Although the Taliban wage the majority of the insurgent violence, the Islamic State group — which is no ally of the Taliban —has also established a small but stubborn foothold in Afghanistan and has claimed responsibility for many deadly explosions. Unlike the Taliban, the Sunni extremists of the Islamic State often hit targets like Shiite mosques, gyms and schools to foment sectarian divisions.

US negotiators with the Taliban have sought assurances that it will not support international and regional terrorist groups. Afghan officials worry that the United States is agreeing to a rushed withdrawal of its remaining 14,000 troops without leaving a realistic transition period to test the Taliban’s true intentions for peace or the extent of Islamic State’s threat.

“This war has turned this land into a slaughterhouse where nowhere is safe, where we don’t live but spend our days trying to stay alive,” Shaharzad Akbar, the chairwoman of Afghanistan’s human rights commission, wrote on Twitter. “How & when will we overcome this culture of murder & violence, this mentality of terror, this terrifying willingness 4 indiscriminate slaughter?”

Mr Alami, the groom, is a tailor. He is 25. His bride, Raihana, was just graduating from high school, and is 18.

Their families are working class, their homes modest.
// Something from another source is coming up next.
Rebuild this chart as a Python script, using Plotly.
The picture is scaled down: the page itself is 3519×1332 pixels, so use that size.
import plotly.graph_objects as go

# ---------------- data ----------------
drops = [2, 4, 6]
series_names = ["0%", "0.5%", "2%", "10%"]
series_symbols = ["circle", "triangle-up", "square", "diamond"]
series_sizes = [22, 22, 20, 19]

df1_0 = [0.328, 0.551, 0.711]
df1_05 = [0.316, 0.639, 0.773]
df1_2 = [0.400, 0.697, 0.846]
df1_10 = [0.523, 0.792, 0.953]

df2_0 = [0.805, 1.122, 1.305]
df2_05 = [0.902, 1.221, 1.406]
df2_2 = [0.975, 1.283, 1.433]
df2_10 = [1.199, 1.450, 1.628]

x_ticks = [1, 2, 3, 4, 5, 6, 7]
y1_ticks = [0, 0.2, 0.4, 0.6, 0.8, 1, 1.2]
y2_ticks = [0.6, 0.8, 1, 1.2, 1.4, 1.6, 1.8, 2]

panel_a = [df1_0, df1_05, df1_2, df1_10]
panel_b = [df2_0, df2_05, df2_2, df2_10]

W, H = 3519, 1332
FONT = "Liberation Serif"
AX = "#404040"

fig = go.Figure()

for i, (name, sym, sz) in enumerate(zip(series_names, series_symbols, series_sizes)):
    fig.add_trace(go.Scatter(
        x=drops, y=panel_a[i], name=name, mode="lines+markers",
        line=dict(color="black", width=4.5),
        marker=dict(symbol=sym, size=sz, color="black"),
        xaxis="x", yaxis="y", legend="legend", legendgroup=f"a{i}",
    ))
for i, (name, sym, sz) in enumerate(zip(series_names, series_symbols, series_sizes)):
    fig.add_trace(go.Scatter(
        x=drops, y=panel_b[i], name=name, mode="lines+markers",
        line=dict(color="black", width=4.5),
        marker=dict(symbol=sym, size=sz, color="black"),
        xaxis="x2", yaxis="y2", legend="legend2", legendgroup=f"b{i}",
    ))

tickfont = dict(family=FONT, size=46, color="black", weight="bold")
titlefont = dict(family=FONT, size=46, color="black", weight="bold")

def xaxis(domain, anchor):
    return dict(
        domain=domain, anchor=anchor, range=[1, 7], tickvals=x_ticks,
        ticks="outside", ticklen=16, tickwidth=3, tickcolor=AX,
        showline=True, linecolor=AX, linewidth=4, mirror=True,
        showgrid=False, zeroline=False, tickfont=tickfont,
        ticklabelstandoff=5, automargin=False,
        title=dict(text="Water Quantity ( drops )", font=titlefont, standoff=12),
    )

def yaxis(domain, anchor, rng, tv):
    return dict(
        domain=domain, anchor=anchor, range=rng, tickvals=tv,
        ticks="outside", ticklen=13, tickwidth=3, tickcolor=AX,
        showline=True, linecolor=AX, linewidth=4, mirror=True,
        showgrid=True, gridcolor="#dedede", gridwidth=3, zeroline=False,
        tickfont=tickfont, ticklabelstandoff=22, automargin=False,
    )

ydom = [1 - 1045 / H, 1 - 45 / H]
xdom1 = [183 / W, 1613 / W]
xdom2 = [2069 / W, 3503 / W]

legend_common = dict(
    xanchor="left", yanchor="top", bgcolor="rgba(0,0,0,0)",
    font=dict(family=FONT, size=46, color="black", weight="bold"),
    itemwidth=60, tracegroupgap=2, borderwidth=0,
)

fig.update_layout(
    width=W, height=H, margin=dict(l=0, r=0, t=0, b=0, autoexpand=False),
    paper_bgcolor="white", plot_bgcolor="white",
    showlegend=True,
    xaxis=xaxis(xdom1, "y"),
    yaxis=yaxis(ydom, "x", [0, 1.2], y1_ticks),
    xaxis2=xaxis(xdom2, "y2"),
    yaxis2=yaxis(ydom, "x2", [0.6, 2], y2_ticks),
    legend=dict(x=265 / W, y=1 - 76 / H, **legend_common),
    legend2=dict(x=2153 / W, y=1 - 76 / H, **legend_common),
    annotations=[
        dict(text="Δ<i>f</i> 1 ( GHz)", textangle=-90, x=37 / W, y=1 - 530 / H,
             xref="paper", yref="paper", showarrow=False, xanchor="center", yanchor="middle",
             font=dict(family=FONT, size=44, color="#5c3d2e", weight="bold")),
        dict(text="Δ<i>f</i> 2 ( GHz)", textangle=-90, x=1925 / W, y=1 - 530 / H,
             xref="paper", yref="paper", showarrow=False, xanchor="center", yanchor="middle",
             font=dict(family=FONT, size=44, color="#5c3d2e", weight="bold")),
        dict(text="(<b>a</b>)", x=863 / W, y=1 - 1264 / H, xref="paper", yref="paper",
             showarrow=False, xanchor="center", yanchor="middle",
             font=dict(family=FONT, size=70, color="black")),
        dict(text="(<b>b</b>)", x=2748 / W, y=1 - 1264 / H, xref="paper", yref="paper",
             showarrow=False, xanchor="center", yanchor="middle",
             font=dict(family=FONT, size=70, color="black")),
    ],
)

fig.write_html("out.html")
From the engagement about seven months ago, he had spent about $14,000 (£11,500) on wedding expenses, from savings and from loans.
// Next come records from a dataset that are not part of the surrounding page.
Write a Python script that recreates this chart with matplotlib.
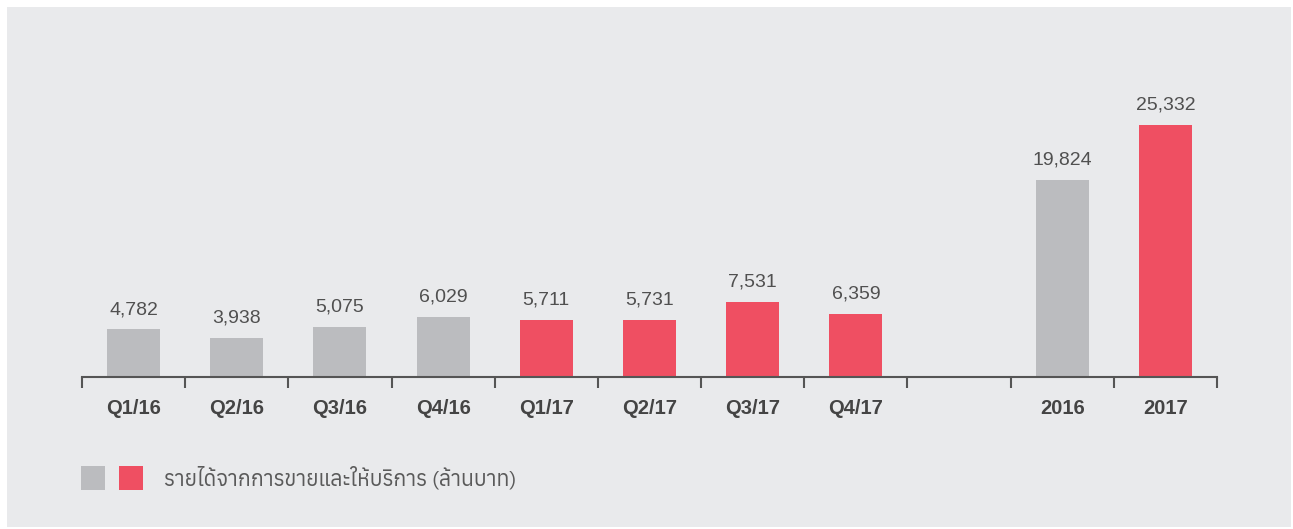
import matplotlib
matplotlib.use("Agg")
import matplotlib.pyplot as plt
from matplotlib import font_manager
from matplotlib.patches import Rectangle

categories = ["Q1/16", "Q2/16", "Q3/16", "Q4/16", "Q1/17", "Q2/17", "Q3/17", "Q4/17", "", "2016", "2017"]
values = [4782, 3938, 5075, 6029, 5711, 5731, 7531, 6359, None, 19824, 25332]
series_year = ["2016", "2016", "2016", "2016", "2017", "2017", "2017", "2017", None, "2016", "2017"]
legend_label = "รายได้จากการขายและให้บริการ (ล้านบาท)"

GRAY = "#bbbcbf"
RED = "#ef4f62"
BG = "#e9eaec"
TXT = "#444444"
colors = {"2016": GRAY, "2017": RED}

# find a font with Thai glyphs
thai_font = None
try:
    from fontTools.ttLib import TTFont
    prefs = []
    for f in font_manager.fontManager.ttflist:
        try:
            tt = TTFont(f.fname, fontNumber=0, lazy=True)
            cmap = tt.getBestCmap()
            if cmap and 0x0E23 in cmap and 0x0E49 in cmap:
                prefs.append(f)
        except Exception:
            pass
    if prefs:
        prefs.sort(key=lambda f: (0 if f.weight in (400, "normal", "regular") else 1, f.name))
        thai_font = prefs[0].name
except Exception:
    thai_font = None

W, H = 1293, 529
fig = plt.figure(figsize=(W / 100, H / 100), dpi=100)
fig.patch.set_facecolor("white")
fig.patches.append(Rectangle((7 / W, 2 / H), (1291 - 7) / W, (527 - 7) / H,
                             transform=fig.transFigure, facecolor=BG, edgecolor="none", zorder=-10))

x0, x1 = 82, 1217
ybase = 377
ytop = 25
ax = fig.add_axes([x0 / W, (H - ybase) / H, (x1 - x0) / W, (ybase - ytop) / H])
ax.set_facecolor("none")
n = len(categories)
ax.set_xlim(0, n)
px_per_unit = (377 - 125) / 25332
ax.set_ylim(0, (ybase - ytop) / px_per_unit)

bar_w = 53 / ((x1 - x0) / n)
for i, (v, s) in enumerate(zip(values, series_year)):
    if v is None:
        continue
    ax.bar(i + 0.5, v, width=bar_w, color=colors[s], zorder=2)
    ax.annotate(f"{v:,}", (i + 0.5, v), xytext=(0, 11), textcoords="offset points",
                ha="center", va="baseline", fontsize=14, color="#505050",
                family=["Liberation Sans", "DejaVu Sans"])

for sp in ["top", "right", "left"]:
    ax.spines[sp].set_visible(False)
ax.spines["bottom"].set_color("#555555")
ax.spines["bottom"].set_linewidth(1.5)
ax.set_yticks([])
ax.set_xticks(range(n + 1))
ax.set_xticklabels([])
ax.tick_params(axis="x", direction="out", length=8, width=1.5, color="#555555")
ax.set_xticks([i + 0.5 for i in range(n)], minor=True)
ax.set_xticklabels(categories, minor=True, fontsize=14.5, fontweight="bold", color=TXT,
                   family=["Liberation Sans", "DejaVu Sans"])
ax.tick_params(axis="x", which="minor", length=0, pad=16)

# legend
fig.patches.append(Rectangle((81 / W, (H - 490) / H), 24 / W, 24 / H, transform=fig.transFigure,
                             facecolor=GRAY, edgecolor="none"))
fig.patches.append(Rectangle((119 / W, (H - 490) / H), 24 / W, 24 / H, transform=fig.transFigure,
                             facecolor=RED, edgecolor="none"))
fam = [thai_font, "DejaVu Sans"] if thai_font else ["DejaVu Sans"]
fig.text(164 / W, (H - 478) / H, legend_label, ha="left", va="center", fontsize=15.3,
         color="#5a5a5a", family=fam)

fig.savefig("out.png", dpi=100, facecolor="white")
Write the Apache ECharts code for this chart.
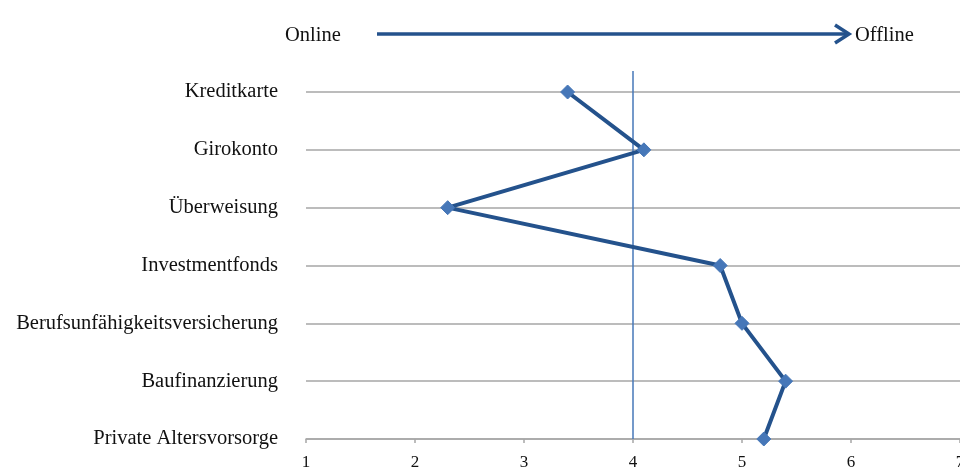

“I brought pain, and nothing else — no happiness,” Mr Alami said.

The wedding was not even supposed to happen this soon. When the couple became engaged, the bride’s parents had agreed on the condition that she not marry for two years, until she graduated and took some time.

But about three months ago, the groom asked her parents if the wedding could be scheduled earlier, partly because in Afghanistan, it is a time of great uncertainty. No one knows what might happen once the Americans withdraw, and whether the agreement between the Taliban and the United States will bring peace — or still more conflict.
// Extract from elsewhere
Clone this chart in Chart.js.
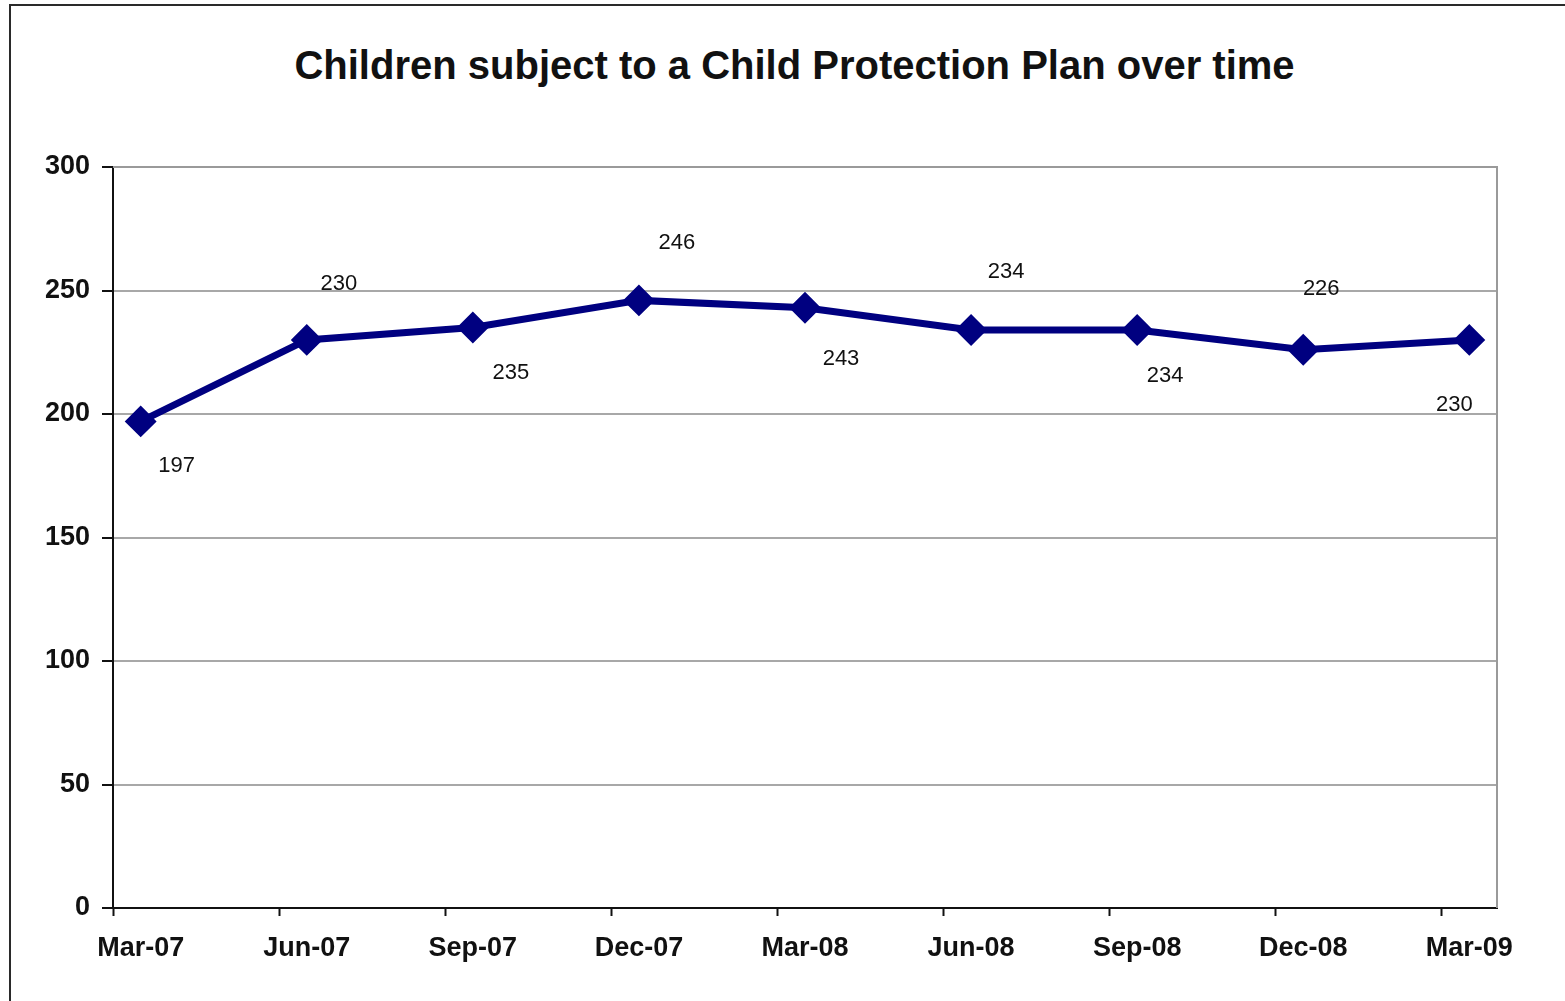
<!DOCTYPE html>
<html>
<head>
<meta charset="utf-8">
<script src="https://cdn.jsdelivr.net/npm/chart.js@4.4.0/dist/chart.umd.min.js"></script>
<style>
  html, body { margin: 0; padding: 0; background: #fff; overflow: hidden; }
  #frame { position: absolute; left: 9px; top: 4px; width: 1600px; height: 1100px; border: 2px solid #2a2a2a; }
  #title {
    position: absolute; left: 0; top: 45px; width: 1589px; text-align: center;
    font: bold 40px/40px 'Liberation Sans', Arial, sans-serif; color: #111;
  }
  #wrap { position: absolute; left: 0; top: 0; width: 1565px; height: 1001px; }
</style>
</head>
<body>
<div id="frame"></div>
<div id="title">Children subject to a Child Protection Plan over time</div>
<div id="wrap"><canvas id="lineChart"></canvas></div>
<script>
// quarters shown on the axis, one point per quarter
const categories = ["Mar-07", "Jun-07", "Sep-07", "Dec-07", "Mar-08", "Jun-08", "Sep-08", "Dec-08", "Mar-09"];
const children = [197, 230, 235, 246, 243, 234, 234, 226, 230];
const yTicks = [0, 50, 100, 150, 200, 250, 300];

// months per quarter; axis runs in month bins like the original date axis
const monthsPerStep = 3;
const totalMonths = (categories.length - 1) * monthsPerStep + 1;

// where each value label sits relative to its marker (px)
const labelShift = [[36, 45], [32, -56], [38, 45], [38, -57], [36, 51], [35, -58], [28, 46], [18, -61], [-15, 65]];

const points = children.map((v, i) => ({ x: i * monthsPerStep + 0.5, y: v }));

const frameBox = {
  id: "frameBox",
  beforeDatasetsDraw(chart) {
    const { ctx, chartArea } = chart;
    ctx.save();
    ctx.strokeStyle = "#9a9a9a";
    ctx.lineWidth = 2;
    ctx.beginPath();
    ctx.moveTo(chartArea.left, chartArea.top);
    ctx.lineTo(chartArea.right, chartArea.top);
    ctx.lineTo(chartArea.right, chartArea.bottom);
    ctx.stroke();
    ctx.restore();
  }
};

const valueLabels = {
  id: "valueLabels",
  afterDatasetsDraw(chart) {
    const { ctx } = chart;
    const meta = chart.getDatasetMeta(0);
    ctx.save();
    ctx.font = "22px 'Liberation Sans', Arial, sans-serif";
    ctx.fillStyle = "#111";
    ctx.textAlign = "center";
    ctx.textBaseline = "middle";
    meta.data.forEach((pt, i) => {
      const [dx, dy] = labelShift[i];
      ctx.fillText(String(children[i]), pt.x + dx, pt.y + dy);
    });
    ctx.restore();
  }
};

const tickFont = { family: "'Liberation Sans', Arial, sans-serif", size: 27, weight: "bold" };

const ctx = document.getElementById("lineChart").getContext("2d");
new Chart(ctx, {
  type: "line",
  data: {
    datasets: [{
      label: "Children",
      data: points,
      borderColor: "#000080",
      backgroundColor: "#000080",
      borderWidth: 7,
      pointStyle: "rectRot",
      pointRadius: 11,
      pointHoverRadius: 11,
      tension: 0
    }]
  },
  options: {
    responsive: true,
    maintainAspectRatio: false,
    animation: false,
    layout: { padding: { left: 0, right: 68, top: 167, bottom: 0 } },
    plugins: {
      legend: { display: false },
      tooltip: { enabled: false },
      title: { display: false }
    },
    scales: {
      x: {
        type: "linear",
        min: 0,
        max: totalMonths,
        afterBuildTicks(scale) {
          scale.ticks = categories.map((c, i) => ({ value: i * monthsPerStep }));
        },
        afterFit(scale) { scale.height = 1001 - 908; },
        ticks: {
          autoSkip: false,
          maxRotation: 0,
          labelOffset: 27.7,
          padding: 16,
          color: "#111",
          font: tickFont,
          callback: (v) => categories[v / monthsPerStep]
        },
        grid: { drawOnChartArea: false, tickLength: 8, tickColor: "#111", tickWidth: 2 },
        border: { color: "#111", width: 2 }
      },
      y: {
        min: 0,
        max: 300,
        afterBuildTicks(scale) {
          scale.ticks = yTicks.map(v => ({ value: v }));
        },
        afterFit(scale) { scale.width = 113; },
        ticks: {
          padding: 12,
          color: "#111",
          font: tickFont
        },
        grid: { color: "#a8a8a8", lineWidth: 2, tickLength: 11, tickColor: "#111", tickWidth: 2 },
        border: { color: "#111", width: 2 }
      }
    }
  },
  plugins: [frameBox, valueLabels]
});
</script>
</body>
</html>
Many Afghans are sceptical. They say the US agreement with the insurgents is rushing the withdrawal of troops because of Donald Trump’s electoral calculations rather than the conditions on the ground. It could result in a full-blown civil war or the return of the Taliban in triumphant ways, they say. And that could cost Afghans their basic liberties.

The suicide bomber, identified by the Islamic State as Abu Asim al-Pakistani, walked into the men’s section around 10:30 pm. The couple had changed clothes once already, after wearing green for the ritual of putting henna in each other’s palms. In the women’s section, dinner was served, the food still on the table.

In the men’s section, music played and friends danced as they awaited dinner. The groom was in a separate room upstairs, where the ceremony of nikah, completion of a marriage contract, was underway.

“Four people were dancing in the middle, others were cheering them on,” said Ezatullah Ramin, 23, a relative. “Then I saw a huge flame, and then a big bang.”

Knocked out by the explosion, Mr Ramin awoke surrounded by dead guests, badly mangled and many in pieces.

“There is an echo in my ear still — a mix of music and the blast,” he said.

Early on Sunday morning, the wedding hall was cordoned off by police as workers tried to remove the blood and debris.

The floor at the men’s hall was washed clean, as if the blood of dozens had not been smeared there. Ceiling pieces dangled. The murals around the hall, of lush and serene scenery, were punctured by the ball-bearings that had been packed into the bomber’s suicide vest.

“I have been burying bodies all night, all morning,” said Mohammed Hamid, a relative of the groom.